● WHAT TO DO: Begin with the first line of the material and write out each line exactly, ending with the line that contains "const windowRange = [1, 3];". Pictures are not part of the copy.

..............................

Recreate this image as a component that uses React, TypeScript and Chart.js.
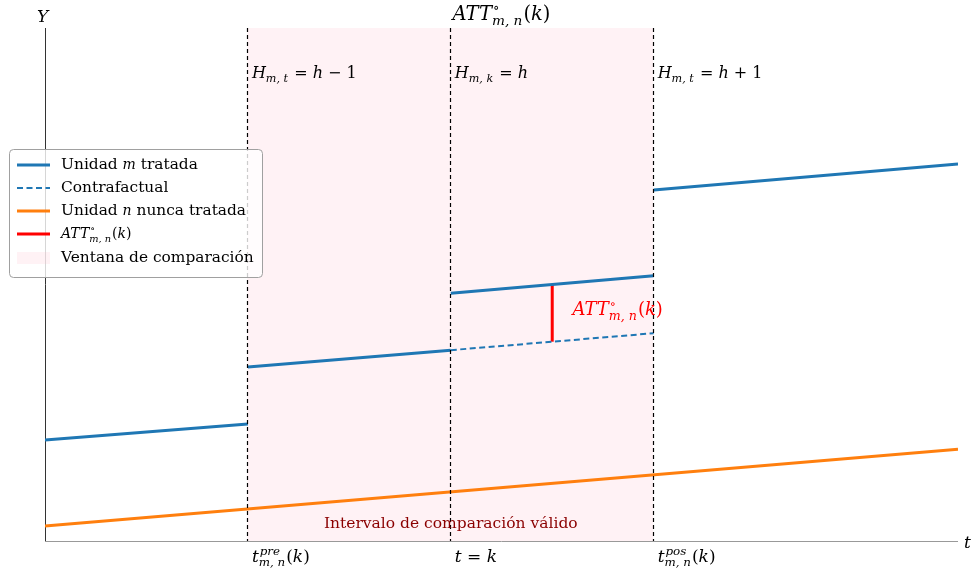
import React, { useEffect, useRef } from 'react';
import { Chart, registerables } from 'chart.js';
Chart.register(...registerables);

// ---- data ----
const xMin = 0;
const xMax = 4.5;
const yMin = 0;
const yMax = 10;
const eventTimes = [1, 2, 3];
const treatedSeg1X = [0, 1];
const treatedSeg1Y = [1.97, 2.28];
const treatedSeg2X = [1, 2];
const treatedSeg2Y = [3.39, 3.72];
const treatedSeg3X = [2, 3];
const treatedSeg3Y = [4.83, 5.17];
const treatedSeg4X = [3, 4.5];
const treatedSeg4Y = [6.84, 7.35];
const counterX = [2, 3];
const counterY = [3.72, 4.05];
const neverX = [0, 4.5];
const neverY = [0.29, 1.79];
const attX = [2.5, 2.5];
const attY = [3.885, 5.0];
const windowRange = [1, 3];

const BLUE = '#1f77b4';
const ORANGE = '#ff7f0e';
const RED = '#ff0000';

type Tok = { t: string; it?: boolean; sup?: string; sub?: string; sit?: boolean };

const FAM = '"DejaVu Serif", serif';
const fnt = (size: number, it?: boolean) => `${it ? 'italic ' : ''}${size}px ${FAM}`;

function measureMath(ctx: CanvasRenderingContext2D, toks: Tok[], size: number) {
  let w = 0;
  for (const tk of toks) {
    ctx.font = fnt(size, tk.it);
    w += ctx.measureText(tk.t).width;
    let sw = 0;
    ctx.font = fnt(size * 0.7, tk.sit);
    if (tk.sup) sw = Math.max(sw, ctx.measureText(tk.sup).width);
    if (tk.sub) sw = Math.max(sw, ctx.measureText(tk.sub).width);
    w += sw + (tk.sup || tk.sub ? 1 : 0);
  }
  return w;
}

function drawMath(ctx: CanvasRenderingContext2D, x: number, y: number, toks: Tok[], size: number, color: string, align: 'left' | 'center' = 'left') {
  ctx.save();
  ctx.fillStyle = color;
  ctx.textAlign = 'left';
  ctx.textBaseline = 'alphabetic';
  let cx = align === 'center' ? x - measureMath(ctx, toks, size) / 2 : x;
  for (const tk of toks) {
    ctx.font = fnt(size, tk.it);
    ctx.fillText(tk.t, cx, y);
    cx += ctx.measureText(tk.t).width;
    let sw = 0;
    ctx.font = fnt(size * 0.7, tk.sit);
    if (tk.sup) {
      ctx.fillText(tk.sup, cx + 1, y - size * 0.42);
      sw = Math.max(sw, ctx.measureText(tk.sup).width);
    }
    if (tk.sub) {
      ctx.fillText(tk.sub, cx, y + size * 0.25);
      sw = Math.max(sw, ctx.measureText(tk.sub).width);
    }
    cx += sw + (tk.sup || tk.sub ? 1 : 0);
  }
  ctx.restore();
}

const attToks: Tok[] = [
  { t: 'ATT', it: true, sup: '∘', sub: 'm, n', sit: true },
  { t: '(' },
  { t: 'k', it: true },
  { t: ')' },
];
const hLabels: Tok[][] = [
  [{ t: 'H', it: true, sub: 'm, t', sit: true }, { t: ' = ' }, { t: 'h', it: true }, { t: ' − 1' }],
  [{ t: 'H', it: true, sub: 'm, k', sit: true }, { t: ' = ' }, { t: 'h', it: true }],
  [{ t: 'H', it: true, sub: 'm, t', sit: true }, { t: ' = ' }, { t: 'h', it: true }, { t: ' + 1' }],
];
const tickLabels: Tok[][] = [
  [{ t: 't', it: true, sup: 'pre', sub: 'm, n', sit: true }, { t: '(' }, { t: 'k', it: true }, { t: ')' }],
  [{ t: 't', it: true }, { t: ' = ' }, { t: 'k', it: true }],
  [{ t: 't', it: true, sup: 'pos', sub: 'm, n', sit: true }, { t: '(' }, { t: 'k', it: true }, { t: ')' }],
];

const pts = (xs: number[], ys: number[]) => xs.map((x, i) => ({ x, y: ys[i] }));

const decor = {
  id: 'decor',
  beforeDatasetsDraw(chart: any) {
    const { ctx, chartArea: a, scales } = chart;
    const xs = scales.x;
    ctx.save();
    const x0 = xs.getPixelForValue(windowRange[0]);
    const x1 = xs.getPixelForValue(windowRange[1]);
    ctx.fillStyle = 'rgba(255,192,203,0.2)';
    ctx.fillRect(x0 - 0.5, a.top, x1 - x0, a.bottom - a.top);
    ctx.lineWidth = 1;
    ctx.strokeStyle = '#333333';
    ctx.beginPath();
    ctx.moveTo(a.left + 0.5, a.top);
    ctx.lineTo(a.left + 0.5, a.bottom);
    ctx.stroke();
    ctx.strokeStyle = '#999999';
    ctx.beginPath();
    ctx.moveTo(a.left, a.bottom + 0.5);
    ctx.lineTo(a.right, a.bottom + 0.5);
    ctx.stroke();
    ctx.restore();
  },
  afterDraw(chart: any) {
    const { ctx, chartArea: a, scales } = chart;
    const xs = scales.x;
    const ys = scales.y;
    ctx.save();
    ctx.strokeStyle = '#000';
    ctx.lineWidth = 1.2;
    ctx.setLineDash([4, 3]);
    for (const t of eventTimes) {
      const px = Math.floor(xs.getPixelForValue(t)) + 0.5;
      ctx.beginPath();
      ctx.moveTo(px, a.top);
      ctx.lineTo(px, a.bottom);
      ctx.stroke();
    }
    ctx.setLineDash([]);
    ctx.restore();

    eventTimes.forEach((t, i) => {
      const px = xs.getPixelForValue(t);
      drawMath(ctx, px + 4, 78, hLabels[i], 16, '#000');
      drawMath(ctx, px + 4, 562, tickLabels[i], 17, '#000');
    });
    drawMath(ctx, (a.left + a.right) / 2, 20, attToks, 19.5, '#000', 'center');
    drawMath(ctx, xs.getPixelForValue(2.6), ys.getPixelForValue(4.4), attToks, 18, RED);
    drawMath(ctx, a.left - 8, 22, [{ t: 'Y', it: true }], 17, '#000');
    drawMath(ctx, a.right + 6, 548, [{ t: 't', it: true }], 17, '#000');

    ctx.save();
    ctx.fillStyle = '#8b0000';
    ctx.font = '15.5px "DejaVu Serif", serif';
    ctx.textAlign = 'center';
    ctx.textBaseline = 'alphabetic';
    ctx.fillText('Intervalo de comparación válido', (xs.getPixelForValue(1) + xs.getPixelForValue(3)) / 2, 528);
    ctx.restore();

    // legend
    ctx.save();
    const lx = 9.5, ly = 149.5, lw = 253, lh = 128, r = 4;
    ctx.beginPath();
    ctx.moveTo(lx + r, ly);
    ctx.arcTo(lx + lw, ly, lx + lw, ly + lh, r);
    ctx.arcTo(lx + lw, ly + lh, lx, ly + lh, r);
    ctx.arcTo(lx, ly + lh, lx, ly, r);
    ctx.arcTo(lx, ly, lx + lw, ly, r);
    ctx.closePath();
    ctx.fillStyle = 'rgba(255,255,255,0.8)';
    ctx.fill();
    ctx.strokeStyle = '#a0a0a0';
    ctx.lineWidth = 1;
    ctx.stroke();
    const rows = [165, 188, 211, 234, 258];
    const hx0 = 17, hx1 = 50, tx = 61;
    const line = (y: number, color: string, w: number, dash: number[]) => {
      ctx.save();
      ctx.strokeStyle = color;
      ctx.lineWidth = w;
      ctx.setLineDash(dash);
      ctx.beginPath();
      ctx.moveTo(hx0, y);
      ctx.lineTo(hx1, y);
      ctx.stroke();
      ctx.restore();
    };
    line(rows[0], BLUE, 3, []);
    line(rows[1], BLUE, 2, [6, 3.5]);
    line(rows[2], ORANGE, 3, []);
    line(rows[3], RED, 3, []);
    ctx.fillStyle = 'rgba(255,192,203,0.2)';
    ctx.fillRect(hx0, rows[4] - 6, hx1 - hx0, 12);
    ctx.fillStyle = '#000';
    ctx.textBaseline = 'middle';
    const seg = (parts: [string, boolean][], y: number) => {
      let cx = tx;
      for (const [s, it] of parts) {
        ctx.font = it ? `italic 14px ${FAM}` : '15.4px "DejaVu Serif", serif';
        ctx.fillText(s, cx, y);
        cx += ctx.measureText(s).width;
      }
    };
    seg([['Unidad ', false], ['m', true], [' tratada', false]], rows[0]);
    seg([['Contrafactual', false]], rows[1]);
    seg([['Unidad ', false], ['n', true], [' nunca tratada', false]], rows[2]);
    drawMath(ctx, tx, rows[3] + 4, attToks, 14, '#000');
    seg([['Ventana de comparación', false]], rows[4]);
    ctx.restore();
  },
};

export default function App() {
  const ref = useRef<HTMLCanvasElement>(null);
  useEffect(() => {
    if (!ref.current) return;
    const mk = (xs: number[], ys: number[], color: string, width: number, dash: number[] = []) => ({
      data: pts(xs, ys),
      showLine: true,
      borderColor: color,
      backgroundColor: color,
      borderWidth: width,
      borderDash: dash,
      pointRadius: 0,
      fill: false,
    });
    const chart = new Chart(ref.current, {
      type: 'scatter',
      data: {
        datasets: [
          mk(neverX, neverY, ORANGE, 3),
          mk(counterX, counterY, BLUE, 2, [6, 3.5]),
          mk(treatedSeg1X, treatedSeg1Y, BLUE, 3),
          mk(treatedSeg2X, treatedSeg2Y, BLUE, 3),
          mk(treatedSeg3X, treatedSeg3Y, BLUE, 3),
          mk(treatedSeg4X, treatedSeg4Y, BLUE, 3),
          mk(attX, attY, RED, 3),
        ] as any,
      },
      options: {
        animation: false,
        responsive: false,
        devicePixelRatio: 1,
        layout: { padding: { left: 45, right: 16, top: 28, bottom: 33 } },
        plugins: { legend: { display: false }, tooltip: { enabled: false } },
        scales: {
          x: { type: 'linear', min: xMin, max: xMax, display: false },
          y: { type: 'linear', min: yMin, max: yMax, display: false },
        },
      },
      plugins: [decor],
    });
    return () => chart.destroy();
  }, []);
  return (
    <div style={{ position: 'fixed', left: 0, top: 0, width: 974, height: 574, background: '#fff' }}>
      <canvas ref={ref} width={974} height={574} />
    </div>
  );
}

..............................

● WRITTEN SOLUTION:
Recreate this image as a component that uses React, TypeScript and Chart.js.
import React, { useEffect, useRef } from 'react';
import { Chart, registerables } from 'chart.js';
Chart.register(...registerables);

// ---- data ----
const xMin = 0;
const xMax = 4.5;
const yMin = 0;
const yMax = 10;
const eventTimes = [1, 2, 3];
const treatedSeg1X = [0, 1];
const treatedSeg1Y = [1.97, 2.28];
const treatedSeg2X = [1, 2];
const treatedSeg2Y = [3.39, 3.72];
const treatedSeg3X = [2, 3];
const treatedSeg3Y = [4.83, 5.17];
const treatedSeg4X = [3, 4.5];
const treatedSeg4Y = [6.84, 7.35];
const counterX = [2, 3];
const counterY = [3.72, 4.05];
const neverX = [0, 4.5];
const neverY = [0.29, 1.79];
const attX = [2.5, 2.5];
const attY = [3.885, 5.0];
const windowRange = [1, 3];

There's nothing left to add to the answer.